◆ **RECORDED DATA**:
## Start

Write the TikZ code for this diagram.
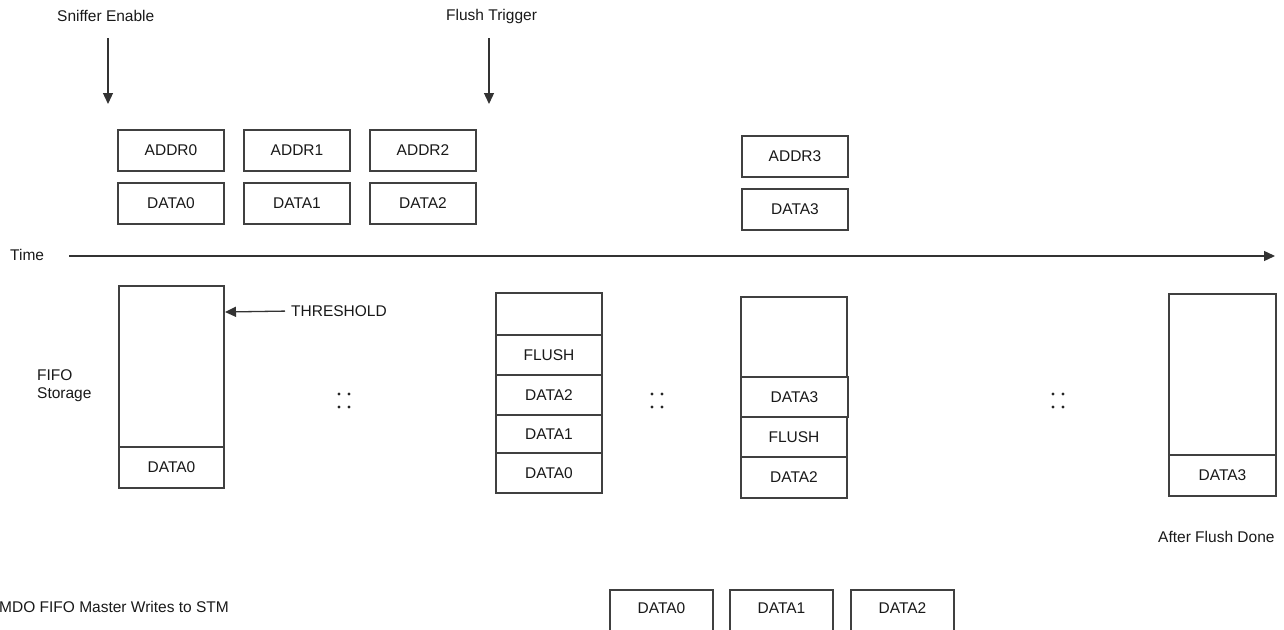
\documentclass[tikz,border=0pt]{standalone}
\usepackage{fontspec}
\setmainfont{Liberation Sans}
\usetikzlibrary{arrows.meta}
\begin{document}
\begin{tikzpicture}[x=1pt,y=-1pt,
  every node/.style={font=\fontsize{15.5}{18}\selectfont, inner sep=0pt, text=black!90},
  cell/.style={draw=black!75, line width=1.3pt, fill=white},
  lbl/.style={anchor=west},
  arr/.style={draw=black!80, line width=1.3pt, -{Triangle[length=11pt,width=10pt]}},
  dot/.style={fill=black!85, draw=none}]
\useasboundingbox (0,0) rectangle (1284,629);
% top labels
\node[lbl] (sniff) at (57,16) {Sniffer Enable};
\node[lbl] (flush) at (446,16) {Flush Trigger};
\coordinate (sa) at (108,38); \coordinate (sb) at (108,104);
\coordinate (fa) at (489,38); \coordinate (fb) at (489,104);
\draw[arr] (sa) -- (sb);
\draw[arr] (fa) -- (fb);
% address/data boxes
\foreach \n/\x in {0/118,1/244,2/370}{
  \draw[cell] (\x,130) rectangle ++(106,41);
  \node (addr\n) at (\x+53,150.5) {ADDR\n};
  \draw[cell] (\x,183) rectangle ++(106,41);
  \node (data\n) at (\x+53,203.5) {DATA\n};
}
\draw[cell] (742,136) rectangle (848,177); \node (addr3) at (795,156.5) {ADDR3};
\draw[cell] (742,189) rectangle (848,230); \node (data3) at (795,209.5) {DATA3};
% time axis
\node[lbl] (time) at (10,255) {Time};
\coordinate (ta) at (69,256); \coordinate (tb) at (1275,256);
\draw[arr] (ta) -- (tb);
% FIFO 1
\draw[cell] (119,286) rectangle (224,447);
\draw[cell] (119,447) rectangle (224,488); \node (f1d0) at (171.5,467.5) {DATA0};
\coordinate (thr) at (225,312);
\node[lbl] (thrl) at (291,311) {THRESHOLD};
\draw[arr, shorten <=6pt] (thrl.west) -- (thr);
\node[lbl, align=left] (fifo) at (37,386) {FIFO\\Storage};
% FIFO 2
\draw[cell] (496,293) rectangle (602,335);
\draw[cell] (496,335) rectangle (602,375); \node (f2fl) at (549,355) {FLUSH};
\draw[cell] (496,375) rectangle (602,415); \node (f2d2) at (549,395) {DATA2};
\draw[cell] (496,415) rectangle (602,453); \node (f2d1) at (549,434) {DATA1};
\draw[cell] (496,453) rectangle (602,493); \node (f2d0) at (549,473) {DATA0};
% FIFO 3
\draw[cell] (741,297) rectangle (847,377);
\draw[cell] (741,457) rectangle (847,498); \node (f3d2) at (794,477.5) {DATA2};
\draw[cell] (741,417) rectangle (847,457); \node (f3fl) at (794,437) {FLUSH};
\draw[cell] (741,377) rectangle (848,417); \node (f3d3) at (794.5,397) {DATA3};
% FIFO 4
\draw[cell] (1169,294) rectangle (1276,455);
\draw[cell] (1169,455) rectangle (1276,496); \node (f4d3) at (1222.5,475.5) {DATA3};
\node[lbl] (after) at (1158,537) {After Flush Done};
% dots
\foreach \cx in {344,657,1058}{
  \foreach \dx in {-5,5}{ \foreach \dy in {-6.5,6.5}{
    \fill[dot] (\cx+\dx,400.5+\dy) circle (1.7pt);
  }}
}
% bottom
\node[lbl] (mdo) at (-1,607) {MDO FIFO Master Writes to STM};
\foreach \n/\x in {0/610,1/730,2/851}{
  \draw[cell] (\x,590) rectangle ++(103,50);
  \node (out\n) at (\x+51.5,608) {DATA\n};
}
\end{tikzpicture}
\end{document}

## End
## Start

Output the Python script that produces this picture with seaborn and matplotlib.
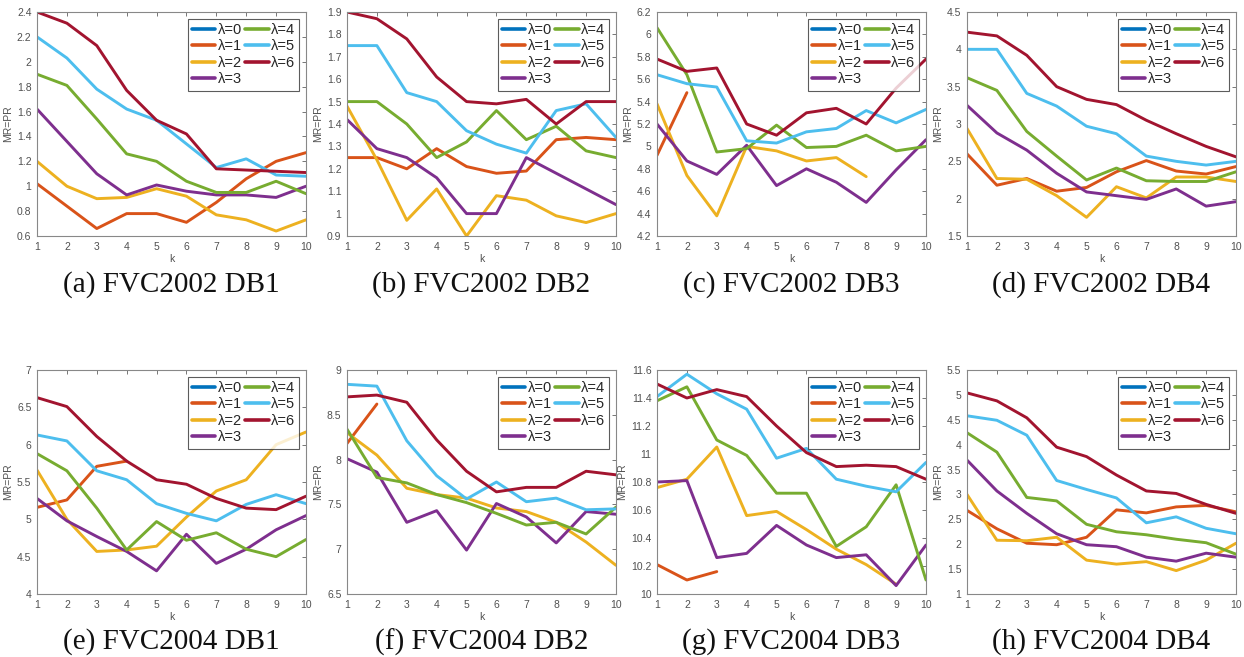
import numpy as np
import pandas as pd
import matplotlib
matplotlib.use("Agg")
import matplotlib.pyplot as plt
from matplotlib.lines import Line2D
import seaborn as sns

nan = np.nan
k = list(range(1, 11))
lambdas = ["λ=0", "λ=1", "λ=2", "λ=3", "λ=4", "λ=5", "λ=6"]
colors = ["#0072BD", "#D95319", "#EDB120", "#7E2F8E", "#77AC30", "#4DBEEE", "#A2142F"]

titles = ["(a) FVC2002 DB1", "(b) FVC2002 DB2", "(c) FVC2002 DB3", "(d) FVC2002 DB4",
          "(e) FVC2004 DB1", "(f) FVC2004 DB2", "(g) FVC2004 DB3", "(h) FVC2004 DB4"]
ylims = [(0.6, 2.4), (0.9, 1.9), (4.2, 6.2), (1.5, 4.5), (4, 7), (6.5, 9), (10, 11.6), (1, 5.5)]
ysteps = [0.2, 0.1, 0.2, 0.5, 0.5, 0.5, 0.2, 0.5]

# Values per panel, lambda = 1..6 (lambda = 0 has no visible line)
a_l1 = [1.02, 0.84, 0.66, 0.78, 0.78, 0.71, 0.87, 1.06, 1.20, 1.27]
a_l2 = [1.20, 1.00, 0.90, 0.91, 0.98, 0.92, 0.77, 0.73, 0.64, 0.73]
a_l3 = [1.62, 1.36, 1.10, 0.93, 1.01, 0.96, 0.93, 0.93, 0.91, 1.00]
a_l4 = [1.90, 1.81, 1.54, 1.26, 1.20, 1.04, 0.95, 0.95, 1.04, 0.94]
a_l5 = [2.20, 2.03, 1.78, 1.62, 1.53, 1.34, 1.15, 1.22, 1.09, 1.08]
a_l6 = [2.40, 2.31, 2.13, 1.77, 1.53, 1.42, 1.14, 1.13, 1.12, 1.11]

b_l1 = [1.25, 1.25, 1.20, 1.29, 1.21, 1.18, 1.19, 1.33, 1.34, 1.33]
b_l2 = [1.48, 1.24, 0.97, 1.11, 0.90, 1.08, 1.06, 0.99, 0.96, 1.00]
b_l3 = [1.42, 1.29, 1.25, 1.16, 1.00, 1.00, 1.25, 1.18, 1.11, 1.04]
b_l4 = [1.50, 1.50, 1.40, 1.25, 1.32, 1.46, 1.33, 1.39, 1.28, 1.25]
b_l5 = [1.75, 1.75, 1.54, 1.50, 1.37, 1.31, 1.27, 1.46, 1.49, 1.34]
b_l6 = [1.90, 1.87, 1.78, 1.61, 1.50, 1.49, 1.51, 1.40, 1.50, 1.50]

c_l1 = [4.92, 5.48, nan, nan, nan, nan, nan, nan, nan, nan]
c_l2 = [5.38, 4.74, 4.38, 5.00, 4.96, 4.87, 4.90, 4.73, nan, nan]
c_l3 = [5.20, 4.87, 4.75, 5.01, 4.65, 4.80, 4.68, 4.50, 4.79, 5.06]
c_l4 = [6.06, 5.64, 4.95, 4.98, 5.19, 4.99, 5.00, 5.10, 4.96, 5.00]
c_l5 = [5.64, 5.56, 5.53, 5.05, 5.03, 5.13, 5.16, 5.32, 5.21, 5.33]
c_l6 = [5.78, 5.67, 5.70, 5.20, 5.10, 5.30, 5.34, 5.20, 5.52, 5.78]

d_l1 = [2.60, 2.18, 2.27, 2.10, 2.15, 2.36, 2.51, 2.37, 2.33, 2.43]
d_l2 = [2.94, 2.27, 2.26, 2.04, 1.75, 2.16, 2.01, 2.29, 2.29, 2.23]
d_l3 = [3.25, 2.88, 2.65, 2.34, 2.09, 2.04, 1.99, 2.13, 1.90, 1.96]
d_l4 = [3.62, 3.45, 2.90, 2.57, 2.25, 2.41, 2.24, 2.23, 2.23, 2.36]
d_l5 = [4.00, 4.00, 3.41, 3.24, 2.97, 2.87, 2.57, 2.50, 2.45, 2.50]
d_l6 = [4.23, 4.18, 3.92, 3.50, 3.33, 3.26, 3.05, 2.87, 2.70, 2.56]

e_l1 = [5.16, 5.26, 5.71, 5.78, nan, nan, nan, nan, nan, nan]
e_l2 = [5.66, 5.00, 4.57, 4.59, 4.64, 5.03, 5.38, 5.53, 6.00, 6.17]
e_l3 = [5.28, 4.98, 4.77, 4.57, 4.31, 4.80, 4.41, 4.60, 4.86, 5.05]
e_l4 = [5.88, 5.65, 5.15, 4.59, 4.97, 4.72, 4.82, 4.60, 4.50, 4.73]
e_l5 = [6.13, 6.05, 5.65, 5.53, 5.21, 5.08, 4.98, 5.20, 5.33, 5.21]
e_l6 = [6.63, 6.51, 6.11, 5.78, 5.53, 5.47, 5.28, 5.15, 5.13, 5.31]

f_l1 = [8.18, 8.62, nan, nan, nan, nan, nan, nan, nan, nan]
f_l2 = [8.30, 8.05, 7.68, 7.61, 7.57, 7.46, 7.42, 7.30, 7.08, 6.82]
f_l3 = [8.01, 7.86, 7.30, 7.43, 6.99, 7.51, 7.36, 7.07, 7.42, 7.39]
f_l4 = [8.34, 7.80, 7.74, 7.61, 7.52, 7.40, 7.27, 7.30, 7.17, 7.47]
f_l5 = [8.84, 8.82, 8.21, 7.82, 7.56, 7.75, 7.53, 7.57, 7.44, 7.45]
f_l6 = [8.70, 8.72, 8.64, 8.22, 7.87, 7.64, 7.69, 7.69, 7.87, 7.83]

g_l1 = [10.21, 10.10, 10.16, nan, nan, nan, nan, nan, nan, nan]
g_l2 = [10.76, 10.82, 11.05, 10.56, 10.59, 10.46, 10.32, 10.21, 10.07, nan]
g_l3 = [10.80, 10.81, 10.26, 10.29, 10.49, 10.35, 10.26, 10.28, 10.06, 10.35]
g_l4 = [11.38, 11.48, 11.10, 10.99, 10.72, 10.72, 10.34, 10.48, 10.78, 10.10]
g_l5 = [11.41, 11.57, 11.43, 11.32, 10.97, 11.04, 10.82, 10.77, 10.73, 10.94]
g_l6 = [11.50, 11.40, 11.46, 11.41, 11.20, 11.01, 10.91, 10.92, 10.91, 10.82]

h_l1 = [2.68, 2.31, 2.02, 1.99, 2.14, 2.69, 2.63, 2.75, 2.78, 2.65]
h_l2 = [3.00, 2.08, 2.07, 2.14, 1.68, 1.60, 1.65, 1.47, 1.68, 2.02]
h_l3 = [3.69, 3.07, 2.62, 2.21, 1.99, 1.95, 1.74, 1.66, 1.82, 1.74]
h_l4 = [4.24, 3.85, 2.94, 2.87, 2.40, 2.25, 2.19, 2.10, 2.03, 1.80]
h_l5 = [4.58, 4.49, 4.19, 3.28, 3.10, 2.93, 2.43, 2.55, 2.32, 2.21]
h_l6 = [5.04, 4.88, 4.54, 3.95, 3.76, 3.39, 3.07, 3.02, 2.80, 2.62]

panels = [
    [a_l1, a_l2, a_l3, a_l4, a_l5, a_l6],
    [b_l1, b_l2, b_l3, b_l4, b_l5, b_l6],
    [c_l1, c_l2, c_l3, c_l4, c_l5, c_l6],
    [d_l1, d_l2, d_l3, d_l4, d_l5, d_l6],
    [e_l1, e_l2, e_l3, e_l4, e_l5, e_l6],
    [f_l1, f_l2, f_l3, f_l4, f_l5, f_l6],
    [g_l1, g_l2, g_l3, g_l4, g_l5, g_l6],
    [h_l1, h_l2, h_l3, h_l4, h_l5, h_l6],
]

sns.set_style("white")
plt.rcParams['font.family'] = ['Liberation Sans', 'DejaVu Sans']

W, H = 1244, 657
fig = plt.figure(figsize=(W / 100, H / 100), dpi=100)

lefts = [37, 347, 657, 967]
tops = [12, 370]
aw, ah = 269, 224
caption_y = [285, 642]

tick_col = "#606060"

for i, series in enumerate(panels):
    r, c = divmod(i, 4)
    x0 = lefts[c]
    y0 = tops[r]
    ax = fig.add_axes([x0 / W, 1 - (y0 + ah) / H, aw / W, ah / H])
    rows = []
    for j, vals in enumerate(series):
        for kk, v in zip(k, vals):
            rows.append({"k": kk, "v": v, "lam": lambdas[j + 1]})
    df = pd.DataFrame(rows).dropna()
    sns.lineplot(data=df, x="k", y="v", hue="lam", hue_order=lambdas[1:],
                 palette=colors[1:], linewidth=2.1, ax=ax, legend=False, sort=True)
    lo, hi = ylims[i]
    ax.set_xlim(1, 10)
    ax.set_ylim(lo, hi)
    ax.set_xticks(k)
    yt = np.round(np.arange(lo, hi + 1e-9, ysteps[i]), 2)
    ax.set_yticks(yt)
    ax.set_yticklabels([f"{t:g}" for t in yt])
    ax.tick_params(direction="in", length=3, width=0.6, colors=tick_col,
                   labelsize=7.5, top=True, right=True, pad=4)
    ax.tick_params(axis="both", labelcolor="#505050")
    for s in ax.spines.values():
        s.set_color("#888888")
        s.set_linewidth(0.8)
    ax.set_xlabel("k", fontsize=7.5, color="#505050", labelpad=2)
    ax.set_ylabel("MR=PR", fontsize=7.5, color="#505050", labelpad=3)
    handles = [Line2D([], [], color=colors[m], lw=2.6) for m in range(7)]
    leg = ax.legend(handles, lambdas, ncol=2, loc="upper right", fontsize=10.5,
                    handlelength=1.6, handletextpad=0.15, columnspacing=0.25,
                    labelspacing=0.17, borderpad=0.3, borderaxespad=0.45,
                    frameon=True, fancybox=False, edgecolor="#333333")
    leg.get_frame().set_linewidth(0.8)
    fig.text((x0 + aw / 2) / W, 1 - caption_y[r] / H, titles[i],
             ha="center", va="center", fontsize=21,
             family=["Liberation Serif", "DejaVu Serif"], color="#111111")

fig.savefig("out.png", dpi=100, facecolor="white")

## End
## Start

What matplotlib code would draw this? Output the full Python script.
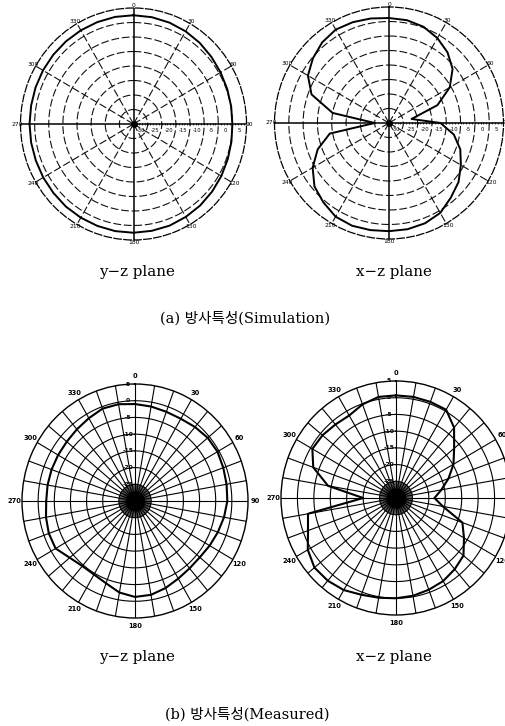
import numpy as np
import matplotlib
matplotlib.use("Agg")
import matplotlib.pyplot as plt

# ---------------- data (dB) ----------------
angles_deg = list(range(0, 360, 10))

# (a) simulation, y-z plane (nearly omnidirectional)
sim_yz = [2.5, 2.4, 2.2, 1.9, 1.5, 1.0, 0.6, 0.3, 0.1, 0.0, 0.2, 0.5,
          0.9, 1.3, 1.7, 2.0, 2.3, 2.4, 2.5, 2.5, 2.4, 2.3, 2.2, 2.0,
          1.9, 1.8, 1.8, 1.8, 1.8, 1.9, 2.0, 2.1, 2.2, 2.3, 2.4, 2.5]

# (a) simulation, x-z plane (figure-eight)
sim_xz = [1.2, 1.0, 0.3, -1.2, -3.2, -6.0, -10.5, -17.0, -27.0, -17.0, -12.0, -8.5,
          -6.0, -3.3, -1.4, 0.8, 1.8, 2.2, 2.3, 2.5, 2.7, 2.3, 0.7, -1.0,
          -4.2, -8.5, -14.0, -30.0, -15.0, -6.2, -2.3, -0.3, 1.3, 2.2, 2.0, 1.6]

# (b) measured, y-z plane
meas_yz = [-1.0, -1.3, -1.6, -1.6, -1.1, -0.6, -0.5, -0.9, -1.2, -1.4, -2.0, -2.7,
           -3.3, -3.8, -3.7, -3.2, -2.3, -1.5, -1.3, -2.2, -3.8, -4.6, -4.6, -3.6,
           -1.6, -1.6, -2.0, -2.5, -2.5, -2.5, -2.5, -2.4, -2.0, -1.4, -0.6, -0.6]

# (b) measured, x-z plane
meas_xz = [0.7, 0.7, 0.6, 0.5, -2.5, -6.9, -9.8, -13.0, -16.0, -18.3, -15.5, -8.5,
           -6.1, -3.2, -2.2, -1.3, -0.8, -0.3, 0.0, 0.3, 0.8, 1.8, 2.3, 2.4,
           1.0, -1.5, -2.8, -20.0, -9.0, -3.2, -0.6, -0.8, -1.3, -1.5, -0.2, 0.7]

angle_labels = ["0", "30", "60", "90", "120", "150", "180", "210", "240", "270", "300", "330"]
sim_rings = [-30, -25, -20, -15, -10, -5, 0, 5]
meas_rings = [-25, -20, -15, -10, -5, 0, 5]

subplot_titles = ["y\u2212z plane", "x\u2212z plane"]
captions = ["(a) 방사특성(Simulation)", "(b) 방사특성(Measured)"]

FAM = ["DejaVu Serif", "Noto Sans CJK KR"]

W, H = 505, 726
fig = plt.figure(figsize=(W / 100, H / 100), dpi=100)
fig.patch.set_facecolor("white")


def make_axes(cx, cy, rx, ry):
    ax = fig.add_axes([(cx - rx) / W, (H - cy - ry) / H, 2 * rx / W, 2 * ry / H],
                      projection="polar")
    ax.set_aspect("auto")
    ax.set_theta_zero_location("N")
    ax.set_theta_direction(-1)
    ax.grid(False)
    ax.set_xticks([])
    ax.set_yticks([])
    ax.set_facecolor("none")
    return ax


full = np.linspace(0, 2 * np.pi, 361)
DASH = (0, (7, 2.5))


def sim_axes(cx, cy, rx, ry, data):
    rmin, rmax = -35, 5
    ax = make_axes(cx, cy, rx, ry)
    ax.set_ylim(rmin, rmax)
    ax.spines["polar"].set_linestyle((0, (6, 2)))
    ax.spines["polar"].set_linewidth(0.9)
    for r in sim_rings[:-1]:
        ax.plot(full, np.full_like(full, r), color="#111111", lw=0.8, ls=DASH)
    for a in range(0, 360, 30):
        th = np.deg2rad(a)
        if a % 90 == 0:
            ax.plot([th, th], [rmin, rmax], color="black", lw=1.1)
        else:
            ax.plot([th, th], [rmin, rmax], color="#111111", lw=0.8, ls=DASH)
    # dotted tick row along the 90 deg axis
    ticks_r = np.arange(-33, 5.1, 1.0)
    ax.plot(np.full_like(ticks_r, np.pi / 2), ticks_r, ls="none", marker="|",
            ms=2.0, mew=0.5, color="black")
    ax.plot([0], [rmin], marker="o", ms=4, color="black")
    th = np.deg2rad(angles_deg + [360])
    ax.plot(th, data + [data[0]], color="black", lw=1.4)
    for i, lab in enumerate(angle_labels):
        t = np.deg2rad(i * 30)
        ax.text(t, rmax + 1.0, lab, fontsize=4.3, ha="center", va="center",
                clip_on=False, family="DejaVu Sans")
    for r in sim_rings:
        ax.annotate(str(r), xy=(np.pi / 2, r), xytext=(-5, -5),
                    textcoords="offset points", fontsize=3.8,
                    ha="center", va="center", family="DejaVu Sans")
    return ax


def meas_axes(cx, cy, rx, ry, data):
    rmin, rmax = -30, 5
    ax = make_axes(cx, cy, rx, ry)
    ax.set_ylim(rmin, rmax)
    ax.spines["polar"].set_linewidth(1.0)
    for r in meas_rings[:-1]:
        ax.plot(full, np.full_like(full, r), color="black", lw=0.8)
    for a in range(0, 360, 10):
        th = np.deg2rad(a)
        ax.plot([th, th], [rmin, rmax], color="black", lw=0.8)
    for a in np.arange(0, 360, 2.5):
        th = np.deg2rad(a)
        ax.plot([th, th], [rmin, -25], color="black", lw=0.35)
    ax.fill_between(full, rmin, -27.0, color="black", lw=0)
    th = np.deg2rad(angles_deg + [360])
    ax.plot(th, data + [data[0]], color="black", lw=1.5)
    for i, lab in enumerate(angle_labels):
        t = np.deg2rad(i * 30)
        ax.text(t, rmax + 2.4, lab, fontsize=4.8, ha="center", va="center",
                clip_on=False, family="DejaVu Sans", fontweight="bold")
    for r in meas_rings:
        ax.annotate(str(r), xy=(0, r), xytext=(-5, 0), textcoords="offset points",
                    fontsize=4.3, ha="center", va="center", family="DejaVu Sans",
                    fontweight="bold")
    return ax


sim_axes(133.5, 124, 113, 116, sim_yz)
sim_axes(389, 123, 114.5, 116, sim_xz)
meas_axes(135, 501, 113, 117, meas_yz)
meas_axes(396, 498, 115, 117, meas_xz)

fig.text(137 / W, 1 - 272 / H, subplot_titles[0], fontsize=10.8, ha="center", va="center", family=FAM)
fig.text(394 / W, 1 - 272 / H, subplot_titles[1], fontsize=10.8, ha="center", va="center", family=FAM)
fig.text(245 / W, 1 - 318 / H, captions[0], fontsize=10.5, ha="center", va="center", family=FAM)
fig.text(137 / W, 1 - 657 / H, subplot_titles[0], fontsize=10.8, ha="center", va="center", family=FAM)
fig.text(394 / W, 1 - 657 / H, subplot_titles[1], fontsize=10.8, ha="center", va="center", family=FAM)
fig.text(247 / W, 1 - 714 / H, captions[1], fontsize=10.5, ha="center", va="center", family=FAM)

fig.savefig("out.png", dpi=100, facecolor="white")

## End

◆ **STATED PROBLEM**:
Show the lines of the records that contain the word "code".

◆ **WRITTEN ANSWER**:
Write the TikZ code for this diagram.
What matplotlib code would draw this? Output the full Python script.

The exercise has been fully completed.